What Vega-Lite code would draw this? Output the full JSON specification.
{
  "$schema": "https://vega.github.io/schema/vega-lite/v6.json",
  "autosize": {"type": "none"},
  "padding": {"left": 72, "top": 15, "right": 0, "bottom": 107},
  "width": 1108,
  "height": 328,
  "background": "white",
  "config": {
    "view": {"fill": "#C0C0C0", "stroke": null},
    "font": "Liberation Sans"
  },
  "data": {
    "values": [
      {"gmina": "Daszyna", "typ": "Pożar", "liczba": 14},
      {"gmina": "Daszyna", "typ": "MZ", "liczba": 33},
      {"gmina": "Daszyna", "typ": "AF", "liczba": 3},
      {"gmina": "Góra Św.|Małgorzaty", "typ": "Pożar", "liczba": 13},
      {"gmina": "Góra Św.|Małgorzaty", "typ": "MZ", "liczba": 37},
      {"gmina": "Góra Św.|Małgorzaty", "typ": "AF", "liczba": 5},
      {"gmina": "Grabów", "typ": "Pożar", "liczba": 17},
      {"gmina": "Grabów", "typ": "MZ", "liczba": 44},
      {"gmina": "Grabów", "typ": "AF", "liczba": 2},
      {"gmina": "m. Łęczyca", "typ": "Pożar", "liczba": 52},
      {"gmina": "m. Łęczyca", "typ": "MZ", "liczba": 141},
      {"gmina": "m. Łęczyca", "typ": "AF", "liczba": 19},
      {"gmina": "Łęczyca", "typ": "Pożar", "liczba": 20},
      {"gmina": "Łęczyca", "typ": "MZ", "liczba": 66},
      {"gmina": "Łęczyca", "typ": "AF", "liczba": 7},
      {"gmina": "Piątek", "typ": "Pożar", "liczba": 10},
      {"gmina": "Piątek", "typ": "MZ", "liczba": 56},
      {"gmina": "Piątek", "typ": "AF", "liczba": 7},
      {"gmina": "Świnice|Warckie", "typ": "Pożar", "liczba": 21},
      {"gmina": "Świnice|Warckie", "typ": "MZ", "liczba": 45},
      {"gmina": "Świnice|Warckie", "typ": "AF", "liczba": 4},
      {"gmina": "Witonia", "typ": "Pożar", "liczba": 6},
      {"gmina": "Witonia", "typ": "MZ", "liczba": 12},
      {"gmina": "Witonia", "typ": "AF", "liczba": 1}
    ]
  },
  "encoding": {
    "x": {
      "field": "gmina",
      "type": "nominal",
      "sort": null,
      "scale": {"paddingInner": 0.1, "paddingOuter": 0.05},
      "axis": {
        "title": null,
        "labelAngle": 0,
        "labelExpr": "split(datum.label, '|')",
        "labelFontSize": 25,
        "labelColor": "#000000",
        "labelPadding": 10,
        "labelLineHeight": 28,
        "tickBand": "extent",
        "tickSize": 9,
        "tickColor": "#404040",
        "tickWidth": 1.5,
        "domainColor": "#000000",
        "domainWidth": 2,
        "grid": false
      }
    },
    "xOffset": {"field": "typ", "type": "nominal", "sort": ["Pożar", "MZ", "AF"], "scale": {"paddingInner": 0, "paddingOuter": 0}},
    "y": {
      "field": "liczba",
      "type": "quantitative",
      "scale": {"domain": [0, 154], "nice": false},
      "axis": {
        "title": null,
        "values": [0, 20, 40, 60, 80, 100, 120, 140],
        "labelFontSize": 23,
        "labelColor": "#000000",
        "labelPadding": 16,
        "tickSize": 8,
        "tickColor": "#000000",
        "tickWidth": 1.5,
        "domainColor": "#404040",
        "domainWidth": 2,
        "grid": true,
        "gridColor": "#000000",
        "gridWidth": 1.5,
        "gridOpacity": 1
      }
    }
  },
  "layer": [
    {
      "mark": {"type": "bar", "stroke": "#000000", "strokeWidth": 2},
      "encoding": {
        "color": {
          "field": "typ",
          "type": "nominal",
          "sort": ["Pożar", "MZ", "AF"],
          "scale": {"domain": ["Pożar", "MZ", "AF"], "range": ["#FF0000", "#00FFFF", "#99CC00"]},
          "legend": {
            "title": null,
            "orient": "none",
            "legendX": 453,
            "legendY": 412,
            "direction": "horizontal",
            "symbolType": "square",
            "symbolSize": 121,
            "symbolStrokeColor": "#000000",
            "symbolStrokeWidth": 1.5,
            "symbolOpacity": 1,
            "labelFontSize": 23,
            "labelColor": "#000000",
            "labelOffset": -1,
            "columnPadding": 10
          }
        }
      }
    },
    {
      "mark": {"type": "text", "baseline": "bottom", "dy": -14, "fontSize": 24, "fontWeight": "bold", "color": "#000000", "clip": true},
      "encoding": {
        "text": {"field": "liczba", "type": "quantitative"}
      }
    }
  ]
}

|---|

SHORT EXERCISE →
Retype the material above, line by line, exactly.

COMPLETED TASK →
What Vega-Lite code would draw this? Output the full JSON specification.
{
  "$schema": "https://vega.github.io/schema/vega-lite/v6.json",
  "autosize": {"type": "none"},
  "padding": {"left": 72, "top": 15, "right": 0, "bottom": 107},
  "width": 1108,
  "height": 328,
  "background": "white",
  "config": {
    "view": {"fill": "#C0C0C0", "stroke": null},
    "font": "Liberation Sans"
  },
  "data": {
    "values": [
      {"gmina": "Daszyna", "typ": "Pożar", "liczba": 14},
      {"gmina": "Daszyna", "typ": "MZ", "liczba": 33},
      {"gmina": "Daszyna", "typ": "AF", "liczba": 3},
      {"gmina": "Góra Św.|Małgorzaty", "typ": "Pożar", "liczba": 13},
      {"gmina": "Góra Św.|Małgorzaty", "typ": "MZ", "liczba": 37},
      {"gmina": "Góra Św.|Małgorzaty", "typ": "AF", "liczba": 5},
      {"gmina": "Grabów", "typ": "Pożar", "liczba": 17},
      {"gmina": "Grabów", "typ": "MZ", "liczba": 44},
      {"gmina": "Grabów", "typ": "AF", "liczba": 2},
      {"gmina": "m. Łęczyca", "typ": "Pożar", "liczba": 52},
      {"gmina": "m. Łęczyca", "typ": "MZ", "liczba": 141},
      {"gmina": "m. Łęczyca", "typ": "AF", "liczba": 19},
      {"gmina": "Łęczyca", "typ": "Pożar", "liczba": 20},
      {"gmina": "Łęczyca", "typ": "MZ", "liczba": 66},
      {"gmina": "Łęczyca", "typ": "AF", "liczba": 7},
      {"gmina": "Piątek", "typ": "Pożar", "liczba": 10},
      {"gmina": "Piątek", "typ": "MZ", "liczba": 56},
      {"gmina": "Piątek", "typ": "AF", "liczba": 7},
      {"gmina": "Świnice|Warckie", "typ": "Pożar", "liczba": 21},
      {"gmina": "Świnice|Warckie", "typ": "MZ", "liczba": 45},
      {"gmina": "Świnice|Warckie", "typ": "AF", "liczba": 4},
      {"gmina": "Witonia", "typ": "Pożar", "liczba": 6},
      {"gmina": "Witonia", "typ": "MZ", "liczba": 12},
      {"gmina": "Witonia", "typ": "AF", "liczba": 1}
    ]
  },
  "encoding": {
    "x": {
      "field": "gmina",
      "type": "nominal",
      "sort": null,
      "scale": {"paddingInner": 0.1, "paddingOuter": 0.05},
      "axis": {
        "title": null,
        "labelAngle": 0,
        "labelExpr": "split(datum.label, '|')",
        "labelFontSize": 25,
        "labelColor": "#000000",
        "labelPadding": 10,
        "labelLineHeight": 28,
        "tickBand": "extent",
        "tickSize": 9,
        "tickColor": "#404040",
        "tickWidth": 1.5,
        "domainColor": "#000000",
        "domainWidth": 2,
        "grid": false
      }
    },
    "xOffset": {"field": "typ", "type": "nominal", "sort": ["Pożar", "MZ", "AF"], "scale": {"paddingInner": 0, "paddingOuter": 0}},
    "y": {
      "field": "liczba",
      "type": "quantitative",
      "scale": {"domain": [0, 154], "nice": false},
      "axis": {
        "title": null,
        "values": [0, 20, 40, 60, 80, 100, 120, 140],
        "labelFontSize": 23,
        "labelColor": "#000000",
        "labelPadding": 16,
        "tickSize": 8,
        "tickColor": "#000000",
        "tickWidth": 1.5,
        "domainColor": "#404040",
        "domainWidth": 2,
        "grid": true,
        "gridColor": "#000000",
        "gridWidth": 1.5,
        "gridOpacity": 1
      }
    }
  },
  "layer": [
    {
      "mark": {"type": "bar", "stroke": "#000000", "strokeWidth": 2},
      "encoding": {
        "color": {
          "field": "typ",
          "type": "nominal",
          "sort": ["Pożar", "MZ", "AF"],
          "scale": {"domain": ["Pożar", "MZ", "AF"], "range": ["#FF0000", "#00FFFF", "#99CC00"]},
          "legend": {
            "title": null,
            "orient": "none",
            "legendX": 453,
            "legendY": 412,
            "direction": "horizontal",
            "symbolType": "square",
            "symbolSize": 121,
            "symbolStrokeColor": "#000000",
            "symbolStrokeWidth": 1.5,
            "symbolOpacity": 1,
            "labelFontSize": 23,
            "labelColor": "#000000",
            "labelOffset": -1,
            "columnPadding": 10
          }
        }
      }
    },
    {
      "mark": {"type": "text", "baseline": "bottom", "dy": -14, "fontSize": 24, "fontWeight": "bold", "color": "#000000", "clip": true},
      "encoding": {
        "text": {"field": "liczba", "type": "quantitative"}
      }
    }
  ]
}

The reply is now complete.